**Given problem**
Copy out each line of the data that holds the word "this".
═══ Given data ═══
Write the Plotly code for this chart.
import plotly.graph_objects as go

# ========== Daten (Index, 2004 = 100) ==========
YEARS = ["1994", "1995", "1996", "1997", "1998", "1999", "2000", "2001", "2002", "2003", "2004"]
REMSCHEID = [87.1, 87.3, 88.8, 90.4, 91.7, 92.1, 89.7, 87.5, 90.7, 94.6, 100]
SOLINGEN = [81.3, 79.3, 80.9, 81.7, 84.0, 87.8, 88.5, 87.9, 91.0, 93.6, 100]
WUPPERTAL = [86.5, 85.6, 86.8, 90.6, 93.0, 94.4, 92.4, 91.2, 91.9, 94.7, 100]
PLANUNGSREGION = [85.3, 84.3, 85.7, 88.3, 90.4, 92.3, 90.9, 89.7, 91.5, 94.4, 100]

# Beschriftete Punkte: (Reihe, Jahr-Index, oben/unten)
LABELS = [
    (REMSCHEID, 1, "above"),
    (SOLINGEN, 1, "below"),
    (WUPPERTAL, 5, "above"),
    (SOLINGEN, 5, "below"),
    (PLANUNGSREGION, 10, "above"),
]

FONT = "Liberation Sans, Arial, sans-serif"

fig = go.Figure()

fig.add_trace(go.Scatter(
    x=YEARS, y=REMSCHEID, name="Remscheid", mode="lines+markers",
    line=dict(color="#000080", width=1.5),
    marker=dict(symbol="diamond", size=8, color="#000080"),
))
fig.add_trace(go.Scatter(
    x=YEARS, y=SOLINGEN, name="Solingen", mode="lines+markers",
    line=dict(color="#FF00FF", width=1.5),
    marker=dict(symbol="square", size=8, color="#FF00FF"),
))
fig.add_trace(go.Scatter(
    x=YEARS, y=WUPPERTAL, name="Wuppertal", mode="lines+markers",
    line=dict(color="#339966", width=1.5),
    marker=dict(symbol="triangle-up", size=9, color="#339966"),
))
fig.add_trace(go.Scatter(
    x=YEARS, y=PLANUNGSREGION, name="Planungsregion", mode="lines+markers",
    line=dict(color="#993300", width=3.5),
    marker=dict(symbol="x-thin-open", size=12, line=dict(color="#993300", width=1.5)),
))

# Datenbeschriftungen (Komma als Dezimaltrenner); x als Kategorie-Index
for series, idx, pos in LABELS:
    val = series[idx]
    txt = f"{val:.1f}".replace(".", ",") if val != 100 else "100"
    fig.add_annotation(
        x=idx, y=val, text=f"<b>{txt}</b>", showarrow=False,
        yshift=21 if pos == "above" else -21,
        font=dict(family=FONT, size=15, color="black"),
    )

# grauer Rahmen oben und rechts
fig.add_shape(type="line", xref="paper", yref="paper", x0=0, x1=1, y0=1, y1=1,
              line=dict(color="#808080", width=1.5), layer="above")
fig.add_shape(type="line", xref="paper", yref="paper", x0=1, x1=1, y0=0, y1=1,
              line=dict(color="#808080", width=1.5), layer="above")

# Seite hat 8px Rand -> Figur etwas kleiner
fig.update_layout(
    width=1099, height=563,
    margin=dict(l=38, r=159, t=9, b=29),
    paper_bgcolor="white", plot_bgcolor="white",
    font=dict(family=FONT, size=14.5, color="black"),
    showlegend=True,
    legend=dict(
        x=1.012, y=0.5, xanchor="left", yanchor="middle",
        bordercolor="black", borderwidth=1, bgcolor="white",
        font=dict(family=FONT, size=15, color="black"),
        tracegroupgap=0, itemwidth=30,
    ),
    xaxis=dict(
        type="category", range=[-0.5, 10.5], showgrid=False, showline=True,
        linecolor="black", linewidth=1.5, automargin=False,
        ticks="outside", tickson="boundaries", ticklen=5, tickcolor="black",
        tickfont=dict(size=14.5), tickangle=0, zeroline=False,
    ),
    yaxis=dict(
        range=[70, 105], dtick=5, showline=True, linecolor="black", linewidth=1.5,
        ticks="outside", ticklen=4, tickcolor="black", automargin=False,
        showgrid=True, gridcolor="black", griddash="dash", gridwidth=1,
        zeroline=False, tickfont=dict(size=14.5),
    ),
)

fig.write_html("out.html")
═══
═══ Given data ═══
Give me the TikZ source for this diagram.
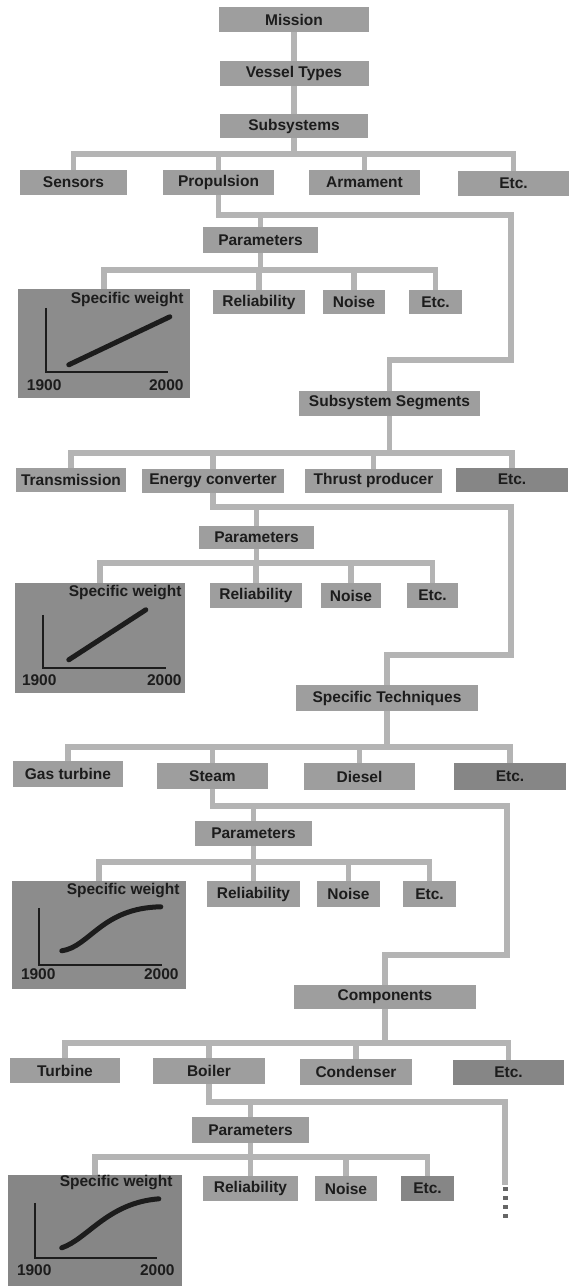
═══
═══ Given data ═══
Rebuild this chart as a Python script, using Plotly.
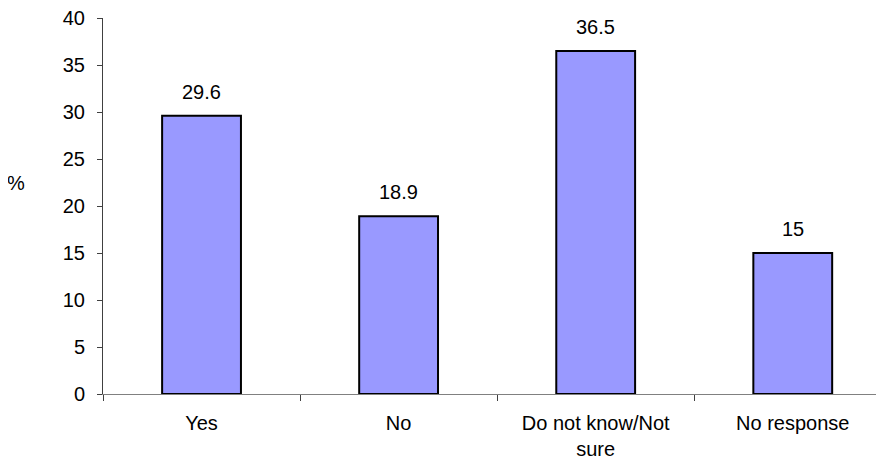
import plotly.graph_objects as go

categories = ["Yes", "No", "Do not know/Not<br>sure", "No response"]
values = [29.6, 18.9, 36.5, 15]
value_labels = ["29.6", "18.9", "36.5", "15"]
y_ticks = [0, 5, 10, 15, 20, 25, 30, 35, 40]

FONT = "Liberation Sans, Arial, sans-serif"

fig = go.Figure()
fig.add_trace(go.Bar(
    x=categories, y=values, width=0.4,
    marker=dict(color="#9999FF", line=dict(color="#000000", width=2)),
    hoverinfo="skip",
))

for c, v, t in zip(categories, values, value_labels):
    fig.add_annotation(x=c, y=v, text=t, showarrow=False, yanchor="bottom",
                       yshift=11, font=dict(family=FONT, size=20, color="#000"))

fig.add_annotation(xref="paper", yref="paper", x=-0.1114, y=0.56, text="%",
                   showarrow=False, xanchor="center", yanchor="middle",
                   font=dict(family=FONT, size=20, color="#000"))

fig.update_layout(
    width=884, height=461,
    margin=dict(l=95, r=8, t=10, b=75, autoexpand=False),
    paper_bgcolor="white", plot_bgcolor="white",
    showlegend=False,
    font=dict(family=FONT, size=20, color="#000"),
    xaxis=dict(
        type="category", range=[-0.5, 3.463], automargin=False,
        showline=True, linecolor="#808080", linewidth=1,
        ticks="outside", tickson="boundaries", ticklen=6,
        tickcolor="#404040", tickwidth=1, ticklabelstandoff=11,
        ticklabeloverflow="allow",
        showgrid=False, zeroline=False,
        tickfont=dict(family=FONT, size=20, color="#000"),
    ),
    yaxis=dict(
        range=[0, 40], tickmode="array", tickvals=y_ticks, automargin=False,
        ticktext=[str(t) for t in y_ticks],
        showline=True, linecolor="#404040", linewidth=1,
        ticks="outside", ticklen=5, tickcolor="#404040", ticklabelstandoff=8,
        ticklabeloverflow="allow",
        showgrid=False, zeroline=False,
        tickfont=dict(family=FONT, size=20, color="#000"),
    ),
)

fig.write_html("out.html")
═══
**Written solution**
Write the Plotly code for this chart.
Give me the TikZ source for this diagram.
Rebuild this chart as a Python script, using Plotly.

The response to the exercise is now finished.